By that point, the Murphy’s have already fled the stage or, in the movie version, told Evan it’s time to leave. Bemoaning “All I ever do is run,” and longing for power to “step into the sun,” Evan goes home and tells his mom the truth he’s been running from the entire time: he didn’t fall from a tree last summer; he was feeling so miserable and alone that he let go. In “So BIG/SO SMALL” she takes both his hands, reviews their past trauma and her inadequacies, and assures him that she will always be there for him, no matter what, “when it all feels so big/ ‘Til it all feels so small.” Evan manages to recover.
But how?
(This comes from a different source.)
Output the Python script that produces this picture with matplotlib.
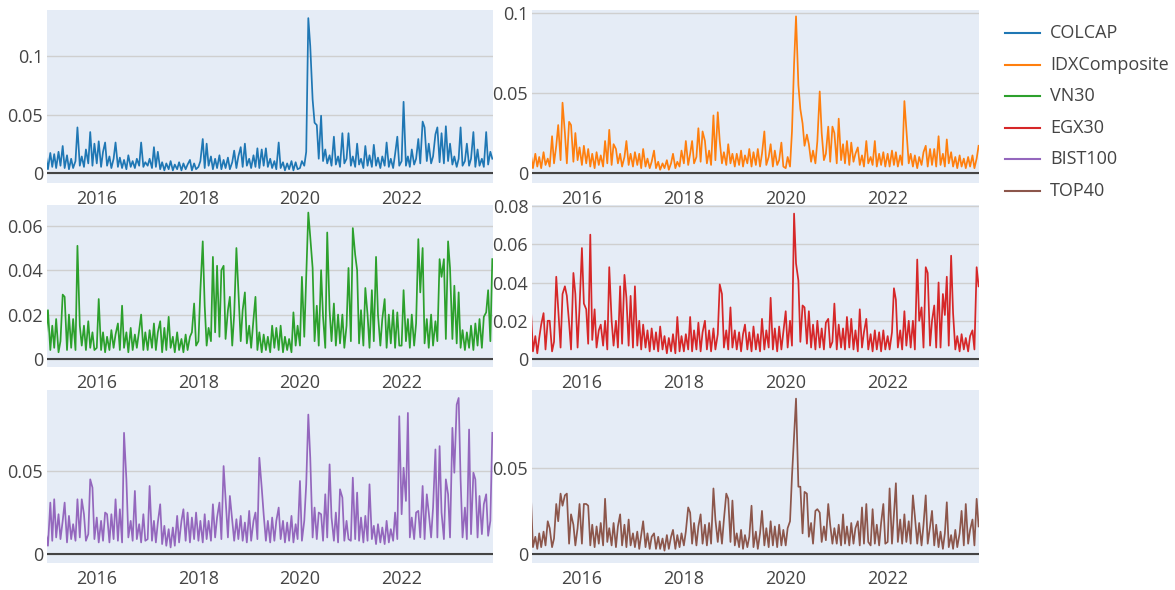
import numpy as np
import pandas as pd
import matplotlib
matplotlib.use('Agg')
import matplotlib.pyplot as plt
from matplotlib.lines import Line2D
from matplotlib.ticker import FuncFormatter

plt.rcParams['font.family'] = ['Open Sans', 'DejaVu Sans']

# two readings per month (1st, 15th), values in thousandths
dates = pd.date_range('2015-01-01', '2023-10-15', freq='SMS')

colcap = [14,3,17,5,16,4,18,6,23,4,15,3, 12,4,10,39,6,14,5,20,8,35,6,25,
          8,27,5,18,26,6,14,4,12,26,5,13, 4,11,3,15,5,10,4,12,6,26,5,9,
          6,12,4,22,5,18,3,9,2,8,3,10, 2,7,3,9,2,8,3,7,11,2,8,3,
          5,10,29,4,25,6,14,3,12,4,15,3, 11,4,13,3,9,19,4,14,22,5,25,6,
          12,4,15,5,21,4,20,6,21,5,12,4, 10,3,26,4,9,2,8,3,10,2,9,3,
          4,10,6,18,133,109,63,43,41,12,49,10, 20,8,15,6,31,7,14,5,34,8,12,34,
          6,14,5,25,7,12,4,23,6,15,5,24, 6,13,4,14,6,26,5,12,4,16,31,6,
          10,61,6,14,5,20,7,12,29,8,44,39, 10,25,8,14,33,39,9,34,8,40,10,25,
          7,14,5,12,39,6,10,25,6,12,35,5, 20,6,12,5,35,7,18,12]

idx = [11,3,12,4,10,3,13,5,9,4,23,6, 17,30,8,44,25,6,32,30,7,25,8,16,
       5,17,6,15,4,12,3,13,5,11,4,20, 6,27,5,18,15,6,12,4,10,20,5,12,
       4,13,5,12,3,15,4,9,3,7,14,3, 7,2,6,3,8,2,6,12,3,7,4,14,
       6,20,5,12,20,6,10,28,7,26,20,6, 14,5,36,8,38,20,6,13,5,18,6,12,
       4,12,5,14,4,11,6,15,4,13,5,15, 4,12,26,5,10,18,4,14,5,8,19,4,
       3,10,4,26,68,98,55,40,31,17,24,18, 7,14,6,20,51,25,8,12,29,7,29,25,
       6,34,8,18,6,20,5,19,7,12,16,5, 11,4,20,6,10,5,20,4,12,5,13,4,
       12,4,14,5,13,4,11,5,45,27,6,12, 4,11,3,10,5,13,17,4,15,5,15,4,
       23,5,12,4,21,6,13,4,10,3,11,4, 9,3,10,4,11,3,9,17]

vn30 = [11,22,4,15,5,18,3,8,29,28,4,20, 5,18,4,51,15,6,15,4,17,5,12,4,
        5,27,4,12,3,10,4,13,5,11,16,4, 24,5,12,3,14,4,11,5,13,20,4,12,
        4,13,5,16,4,12,17,3,14,4,19,5, 10,3,12,4,9,3,11,4,10,12,25,6,
        8,31,53,24,6,14,8,46,12,42,10,40, 42,9,22,28,6,20,50,31,8,22,30,7,
        15,5,18,28,4,12,3,11,4,10,3,15, 5,14,4,15,3,10,4,9,3,21,6,15,
        6,37,10,37,66,55,41,8,24,6,40,19, 5,57,22,8,25,6,20,7,20,5,15,41,
        8,59,47,40,7,22,6,32,20,5,31,8, 46,20,6,18,27,5,20,7,22,5,21,6,
        6,31,8,18,5,20,6,16,54,30,50,7, 18,5,20,6,17,8,45,37,45,9,53,41,
        9,33,7,30,5,13,4,12,5,15,4,16, 6,18,5,19,21,31,8,45]

egx30 = [25,4,12,3,11,18,24,5,20,20,4,9, 43,26,6,34,38,33,19,5,45,34,6,27,
         58,29,26,8,65,10,26,6,15,18,7,20, 5,48,20,7,20,6,38,8,44,32,7,33,
         6,38,7,20,5,18,6,15,4,16,5,14, 4,17,5,12,3,11,4,13,3,22,4,12,
         4,13,5,22,4,15,5,19,4,14,20,5, 15,4,16,5,13,39,34,6,15,5,27,6,
         15,5,14,4,13,18,5,14,4,17,5,13, 4,21,5,15,6,32,5,16,4,17,5,14,
         25,6,20,7,76,50,41,9,28,27,8,25, 6,18,5,20,6,16,5,19,21,6,9,29,
         5,18,6,16,5,22,6,21,5,15,4,26, 6,14,21,5,13,4,15,5,14,4,15,5,
         12,5,14,37,31,6,15,5,25,7,20,6, 20,5,52,20,27,6,48,45,7,20,28,6,
         40,6,34,23,43,7,54,24,5,12,4,13, 5,11,4,12,15,5,48,38]

bist100 = [12,5,31,8,33,10,24,9,20,31,7,23, 9,18,8,33,10,33,24,8,12,45,40,9,
           22,7,20,8,25,24,7,24,9,33,8,27, 7,73,45,10,20,8,38,9,18,7,24,8,
           9,41,8,20,7,19,30,6,17,5,15,4, 16,5,23,7,20,27,8,25,7,22,9,25,
           8,20,7,24,9,20,8,30,10,22,31,9, 53,34,10,35,20,8,21,9,23,8,19,7,
           26,8,20,25,9,58,40,24,8,20,7,22, 8,20,28,9,20,7,19,8,23,7,18,9,
           44,8,20,42,84,58,10,28,9,25,24,8, 36,10,54,22,8,25,7,39,34,8,20,9,
           8,46,9,37,8,22,7,23,8,42,9,17, 6,18,7,16,6,20,7,15,8,25,9,83,
           24,52,32,85,10,22,9,25,26,10,41,9, 36,25,10,28,63,10,65,25,9,45,36,10,
           76,49,90,94,45,10,28,9,75,12,49,45, 10,35,12,30,36,11,20,73]

top40 = [32,4,10,3,12,4,13,5,19,15,4,9, 29,19,35,28,34,35,6,23,17,5,15,29,
         6,29,29,28,5,17,4,16,6,18,5,32, 7,15,5,18,4,16,23,5,17,4,20,5,
         12,4,13,3,11,19,4,12,3,10,12,3, 10,3,9,2,11,3,10,14,3,11,4,12,
         5,13,27,24,6,18,5,16,23,6,17,5, 18,6,38,20,7,19,6,20,35,32,7,31,
         5,12,4,14,3,11,4,10,28,4,13,3, 12,25,5,15,4,19,5,16,4,17,5,14,
         5,15,19,45,68,90,39,39,12,36,35,10, 18,6,25,26,24,7,16,8,29,17,6,15,
         6,17,5,23,6,16,5,18,6,15,19,5, 27,6,29,7,5,26,6,17,5,18,29,6,
         7,38,6,23,41,7,20,6,23,7,19,6, 34,22,6,18,5,17,34,6,16,25,5,17,
         4,13,3,12,30,4,11,3,14,4,12,25, 5,29,6,14,20,5,32,16]

names = ['COLCAP', 'IDXComposite', 'VN30', 'EGX30', 'BIST100', 'TOP40']
series = [colcap, idx, vn30, egx30, bist100, top40]
colors = ['#1f77b4', '#ff7f0e', '#2ca02c', '#d62728', '#9467bd', '#8c564b']
y_ticks = [[0, 0.05, 0.1], [0, 0.05, 0.1], [0, 0.02, 0.04, 0.06],
           [0, 0.02, 0.04, 0.06, 0.08], [0, 0.05], [0, 0.05]]
y_lims = [(-0.0086, 0.14), (-0.0061, 0.102), (-0.0035, 0.0694),
          (-0.004, 0.0805), (-0.0052, 0.0988), (-0.005, 0.095)]
x_years = [2016, 2018, 2020, 2022]

W, H = 1175, 590
fig = plt.figure(figsize=(W / 100, H / 100), dpi=100)

cols = [(46.7, 493.0), (531.7, 979.3)]
rows = [(10, 182.7), (205, 366.7), (390, 562.7)]
txt = '#444444'

for k in range(6):
    r, c = divmod(k, 2)
    x0, x1 = cols[c]
    y0, y1 = rows[r]
    ax = fig.add_axes([x0 / W, 1 - y1 / H, (x1 - x0) / W, (y1 - y0) / H])
    ax.set_facecolor('#E5ECF6')
    ax.plot(dates, np.array(series[k]) / 1000.0, color=colors[k], lw=1.25, zorder=3)
    ax.axhline(0, color='#444444', lw=1.5, zorder=2)
    ax.set_xlim(pd.Timestamp('2015-01-06'), pd.Timestamp('2023-10-20'))
    ax.set_ylim(*y_lims[k])
    ax.set_yticks(y_ticks[k])
    ax.yaxis.set_major_formatter(FuncFormatter(lambda v, p: f'{v:g}'))
    ax.set_xticks([pd.Timestamp(f'{y}-01-01') for y in x_years])
    ax.set_xticklabels([str(y) for y in x_years])
    ax.yaxis.grid(True, color='#cfcfcf', lw=1.0)
    ax.set_axisbelow(True)
    for s in ax.spines.values():
        s.set_visible(False)
    ax.tick_params(axis='both', length=0, labelsize=13, colors=txt)
    ax.tick_params(axis='x', pad=5.5)
    ax.tick_params(axis='y', pad=2.5)

# legend
for i, name in enumerate(names):
    yy = 1 - (33 + i * 31.6) / H
    fig.add_artist(Line2D([1005 / W, 1040 / W], [yy, yy], color=colors[i], lw=1.5))
    fig.text(1050 / W, yy, name, va='center', ha='left', fontsize=13, color=txt)

fig.savefig('out.png', dpi=100)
In the stage version, we see him for a final scene one year later and we can tell that he’s doing well. In the movie version, he goes online and tells the world to leave the Murphys alone – they don’t deserve hate; he was never friends with Connor Murphy and the “suicide note” was just a letter he wrote to himself. Then he goes to school where he is shunned by everyone and sits alone everyday in the cafeteria, reading Connor’s favourite books.
How does a boy who nearly killed himself because of loneliness at the beginning of the year find the strength to endure and grow while being actively shunned at the end of the year?
We’ve seen how. We’ve watched Evan change the stories he tells himself, from that he doesn’t matter to that everyone matters and he’s going to be part of helping those who think they don’t. We’ve watched him find the courage to face up to his own wrongs. And now we see him doing the quiet, incremental work that his self-respect demands, while writing his daily, hopeful letter to himself. It’s a powerful message that harkens back to another, lesser-known song, “TO BREAK IN A GLOVE” and it hits home especially well because of the contrast between his hopeless loneliness when the show opens to his peaceful and purposeful loneliness at the end. The way the songs work together with their recurring motif of falling in a forest is nothing short of brilliant.
So, after watching it for the first time, I told my kids, “Dear Evan Hansen is a near perfect musical.”
One of my daughters strongly disagreed: “It teaches you that when you mess up, everyone will turn their back on you except your mom.”
I started to argue with her, but I couldn’t. She’d made a really solid point.